Preserving Our History
There is an old saying that you have to know where you come from in order to know where you're going. The Doy Leale McCall Rare Book and Manuscript Library, which is housed in the Marx Library on the main campus, provides a unique look into the past for students, faculty, researchers, and local residents.
Carroll and Vicki Barrett, both South Alabama alumni, have added a remarkable collection of family papers, books, and photography from the 16th through the 20th centuries to the archive. The Dellet-Torrey Collection adds unique new imprints from the past that will heighten the impact of the McCall Collection on the work of future scholars.
"My husband Carroll and I couldn't imagine a better way to preserve our families' history than to donate this collection to the University of South Alabama's Doy Leale McCall Rare Book and Manuscript Library," Vicki said.
The family collection has been passed through Carroll's family for over 200 years. It provides insight into what life was like in Alabama in the 1800s.
"The Dellet-Torrey Collection adds to the resources we can provide to our students and faculty," assistant librarian Deborah Gurt said. "Having something as rare as this entrusted to us is a validation of what we do, and it offers great opportunities to students and scholars."

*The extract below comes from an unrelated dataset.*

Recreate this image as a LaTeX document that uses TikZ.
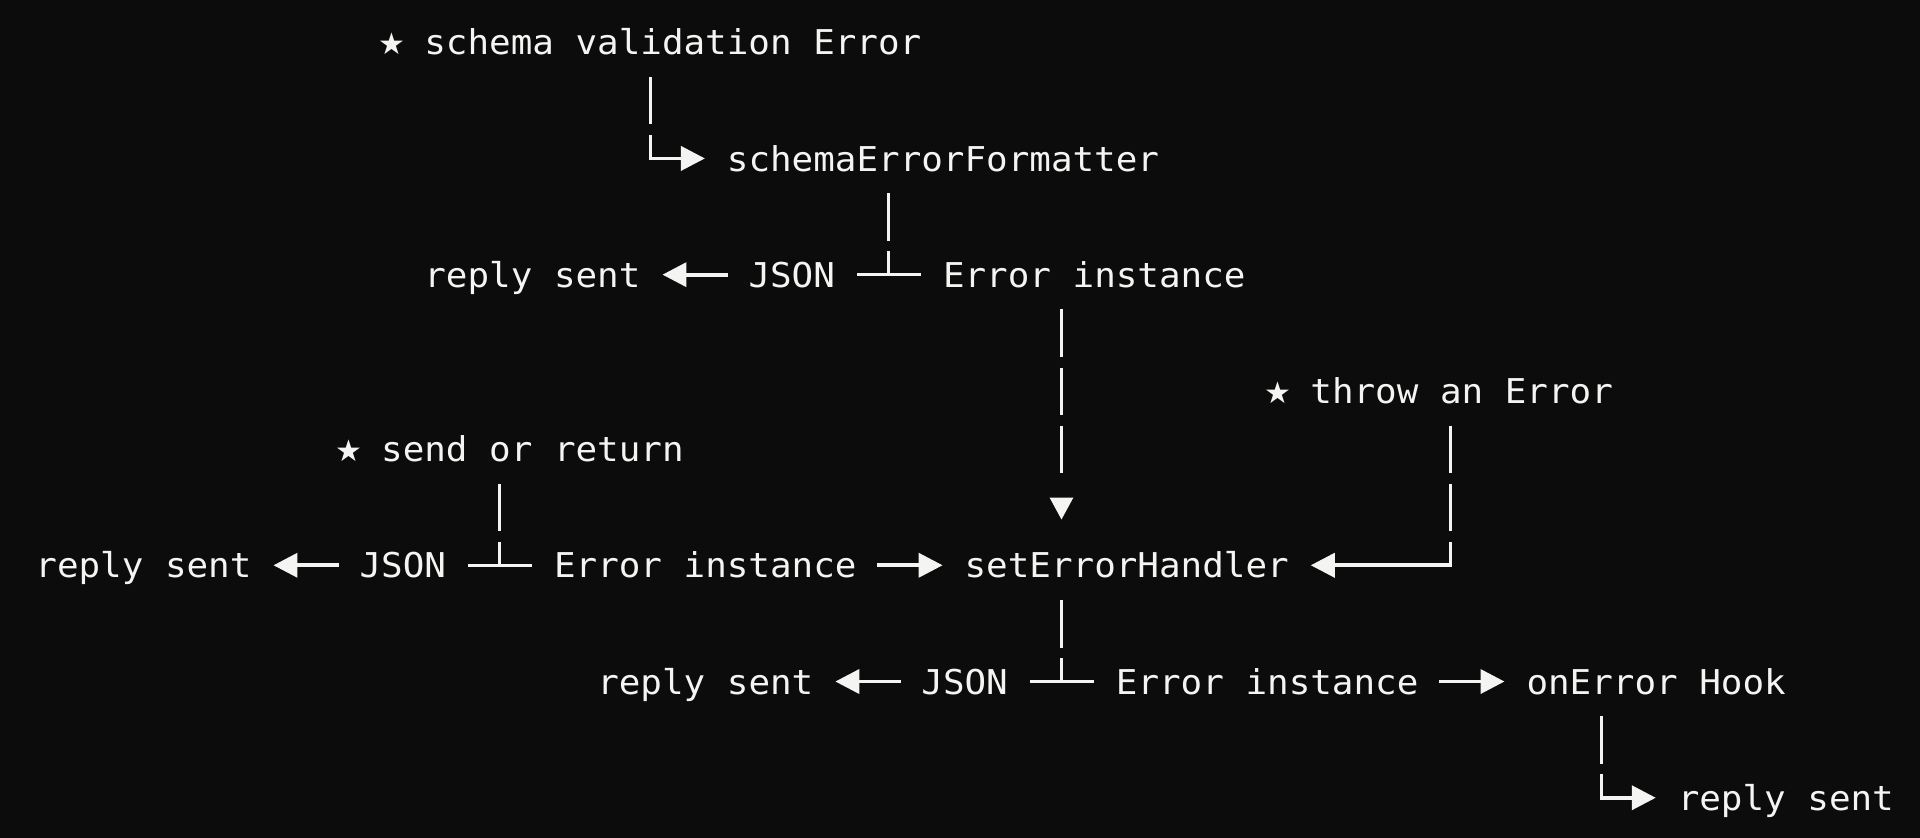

Most of the collection was kept through the years at Dellet Park in Claiborne, AL, the home of James Preston Dellet. He was elected to the first State House of Representatives in 1819 and had the honor of being the first Speaker of the Alabama House of Representatives. He was also a U.S. Congressman from 1839-1841 and again from 1843-1845.
"The condition in which this collection was brought to us is remarkable," Gurt added. "James Dellet was a prominent figure in the early days of Alabama state politics, and his books and papers allow researchers a unique window on to the political climate of that period."
The collection also features material related to Alabama State Senator Rufus Campbell Torrey, Carroll's great-great grandfather. Torrey was a teacher, lawyer, and judge. He was elected a member of the convention called to revise the state constitution in 1875.
"We have tried to be careful custodians of our portion of this historical legacy," Vicki said. "It's been a great source of pride to have a family steeped in early Alabama history. We hope that this donation will allow interested students, faculty and citizens access to information about Alabama politics and life in the early and mid-1800s."